Specifically, during the judgment of the lens data in this step
S402, the lens data is judged based on data of the total number
of the lens pulses and the lens speed, and the judgment result is
stored in the storage section (not shown) disposed in the control
section 16.
[0133]Subsequently, it is judged whether or not the total number
of the lens pulses is smaller than a predetermined value A (step
S403). In a case where it is judged in this step S403 that the total
number of the lens pulses is smaller than the predetermined value
A, it is judged whether or not the lens speed is larger than a predetermined
value V (step S404). In a case where it is judged in this step S404
that the lens speed is not larger than the predetermined value V,
processing of steps S405 to S414 and steps S430, S431 and S432 is
performed. Here, the steps S405 to S414 are steps which perform
processing similar to that of the steps S105 to S114 of the first
embodiment. Moreover, the steps S430, S431 and S432 are steps which
perform processing similar to that of the steps S130, S131 and S132
of the first embodiment. Furthermore, after ending the processing
of the step S432, the processing returns to the step S401. In a
case where it is judged in the step S404 that the lens speed is
larger than the predetermined value V, the processing advances to
the step S410. In addition, in a case where it is judged in the
step S403 that the total number of the lens pulses is not smaller
than the predetermined value A, processing of steps S415 to S421
is performed. Here, the steps S415 to S421 are steps which perform
processing similar to that of the steps S115 to S121 of the first
embodiment. Moreover, after ending the processing of the step S420
or S421, the processing shifts to a shooting sequence of the step
S414.
[0134]As described above, in the digital camera and the camera
system according to the second embodiment, in a case where the total
number of the lens pulses is larger than the predetermined value
A, only TTL phase-difference AF is executed. In a case where the
total number of the lens pulses is smaller than the predetermined
value A and the lens speed is larger than the predetermined value
V, only imager AF is executed. Moreover, in a case where the total
number of the lens pulses is smaller than the predetermined value
A and the lens speed is smaller than the predetermined value V,
focusing control is coarsely adjusted by the TTL phase-difference
AF, and the focusing control is finely adjusted by imager AF.

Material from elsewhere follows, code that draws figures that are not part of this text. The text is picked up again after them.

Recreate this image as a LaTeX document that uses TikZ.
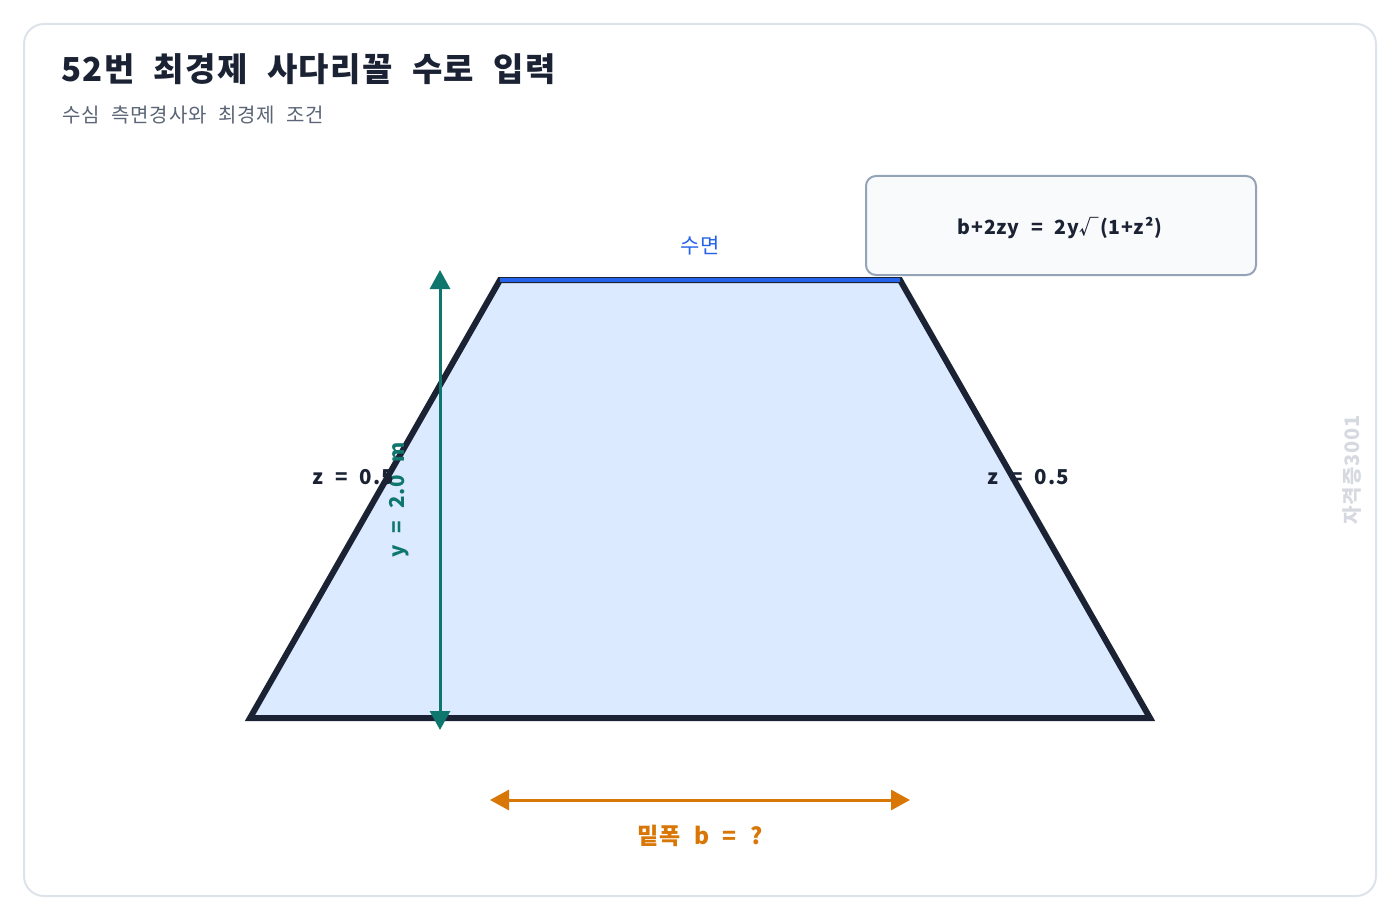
\documentclass[tikz,border=0pt]{standalone}
\usepackage{fontspec}
\setmainfont{Noto Sans CJK KR}[WordSpace=2.2, LetterSpace=4]
\usetikzlibrary{arrows.meta}

\definecolor{ink}{HTML}{1A2233}
\definecolor{subgray}{HTML}{5A6575}
\definecolor{cardline}{HTML}{DDE3EA}
\definecolor{waterfill}{HTML}{DBEAFE}
\definecolor{surfblue}{HTML}{2563EB}
\definecolor{boxfill}{HTML}{F8FAFC}
\definecolor{boxline}{HTML}{94A3B8}
\definecolor{depthteal}{HTML}{0F766E}
\definecolor{widthorange}{HTML}{D97706}
\definecolor{markgray}{HTML}{D6DAE0}

\tikzset{
  dimarrow/.style={line width=3pt, {Triangle[width=20pt,length=19pt]}-{Triangle[width=20pt,length=19pt]}},
  lbl/.style={inner sep=0pt, font=\fontsize{20.5}{24}\selectfont\bfseries},
}

\begin{document}
\begin{tikzpicture}[x=1pt,y=-1pt]

  \useasboundingbox (0,0) rectangle (1400,920); %% page
  \fill[white] (0,0) rectangle (1400,920);
  \draw[cardline, line width=2pt, fill=white, rounded corners=20pt]
  (24,24) rectangle (1376,896);

  \node[anchor=base west, inner sep=0pt, text=ink,
  font=\fontsize{33}{40}\selectfont\bfseries] (title) at (61,82)
  {52번 최경제 사다리꼴 수로 입력};
  \node[anchor=base west, inner sep=0pt, text=subgray,
  font=\fontsize{20}{24}\selectfont] (subtitle) at (62,123)
  {수심 측면경사와 최경제 조건};

  %% channel section
  \coordinate (tl) at (500,280);
  \coordinate (tr) at (900,280);
  \coordinate (br) at (1150,718);
  \coordinate (bl) at (250,718);
  \draw[ink, fill=waterfill, line width=6pt] (tl) -- (tr) -- (br) -- (bl) -- cycle;
  \draw[surfblue, line width=4pt] (tl) -- (tr);
  \node[lbl, font=\fontsize{21}{24}\selectfont, text=surfblue] (surface) at (700,246) {수면};

  %% formula box
  \node[draw=boxline, fill=boxfill, line width=2pt, rounded corners=10pt,
  minimum width=390pt, minimum height=99pt, anchor=north west] (formula) at (865,175) {};
  \node[lbl, font=\fontsize{19.5}{24}\selectfont\bfseries, text=ink] (formulatext) at (1060,228) {b+2zy = 2y√(1+z²)};

  %% depth y
  \coordinate (ytop) at (440,270);
  \coordinate (ybot) at (440,730);
  \draw[dimarrow, depthteal] (ybot) -- (ytop);
  \node[lbl, text=depthteal, rotate=90] (ylabel) at (399,500) {y = 2.0 m};

  %% side slopes
  \node[lbl, text=ink] (zleft) at (353,477) {z = 0.5};
  \node[lbl, text=ink] (zright) at (1028,477) {z = 0.5};

  %% bottom width b
  \coordinate (bleft) at (490,800);
  \coordinate (bright) at (910,800);
  \draw[dimarrow, widthorange] (bleft) -- (bright);
  \node[lbl, font=\fontsize{23}{26}\selectfont\bfseries, text=widthorange] (blabel) at (700,836) {밑폭 b = ?};

  \node[inner sep=0pt, rotate=90, text=markgray,
  font=\fontsize{20}{24}\selectfont\bfseries] (mark) at (1352,470) {자격증3001};

\end{tikzpicture}
\end{document}
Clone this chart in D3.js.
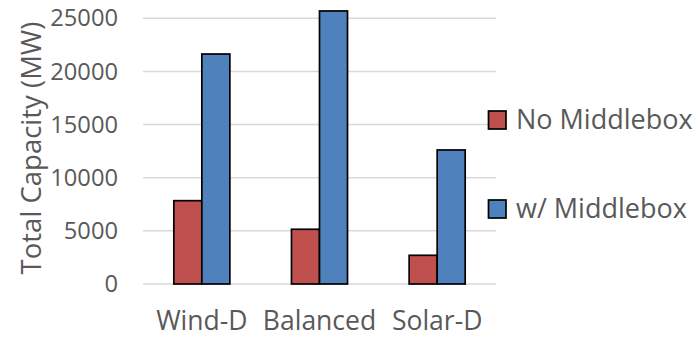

[0135]As described above, according to the second embodiment, there
can be provided a digital camera and a camera system which produce
effects equivalent to those of the first embodiment.
[0136]That is, in the second embodiment, whether or not the interchangeable
lens 2 is an interchangeable lens suitable for the TTL phase-difference
AF or the imager AF is judged by use of parameters such as the total
number of the lens pulses which is the total number of the focus
pulses corresponding to the whole shooting distance range of the
interchangeable lens 2 and the lens speed which is the focus lens
driving speed. Here, in a case where it is judged that the interchangeable
lens 2 is suitable for the TTL phase-difference AF, the focusing
control is performed by the TTL phase-difference AF. In a case where
it is judged that the interchangeable lens 2 is suitable for the
imager AF, the focusing control is performed by the imager AF. Moreover,
in a case where it is judged that the interchangeable lens 2 is
suitable for both of the TTL phase-difference AF and the imager
AF, the focusing control is coarsely adjusted by the TTL phase-difference
AF system. Subsequently, the focusing control is finely adjusted
by the imager AF. As described above, the optimum automatic focusing
method is automatically selected in accordance with optical characteristics
of the interchangeable lens 2 and a focusing control mechanism to
perform the focusing control. In consequence, the highly precisely
focusing control can be performed at the high speed.
ALTERNATIVE EXAMPLE
[0137]It is to be noted that instead of setting parameters such
as the total number of lens pulses which is the total number of
focus pulses corresponding the whole shooting distance range of
a interchangeable lens 2 and a lens speed which is a movement speed
of a focus lens 3A, needless to say, a numeric value (the total
number of the lens pulses/the lens speed) obtained by dividing the
total number of the lens pulses by the lens speed may be set as
the parameter.
[0138]Here, the numeric value obtained by dividing the total number
of the lens pulses by the lens speed is a parameter which is proportional
to a lens driving time, that is, time required for focusing control.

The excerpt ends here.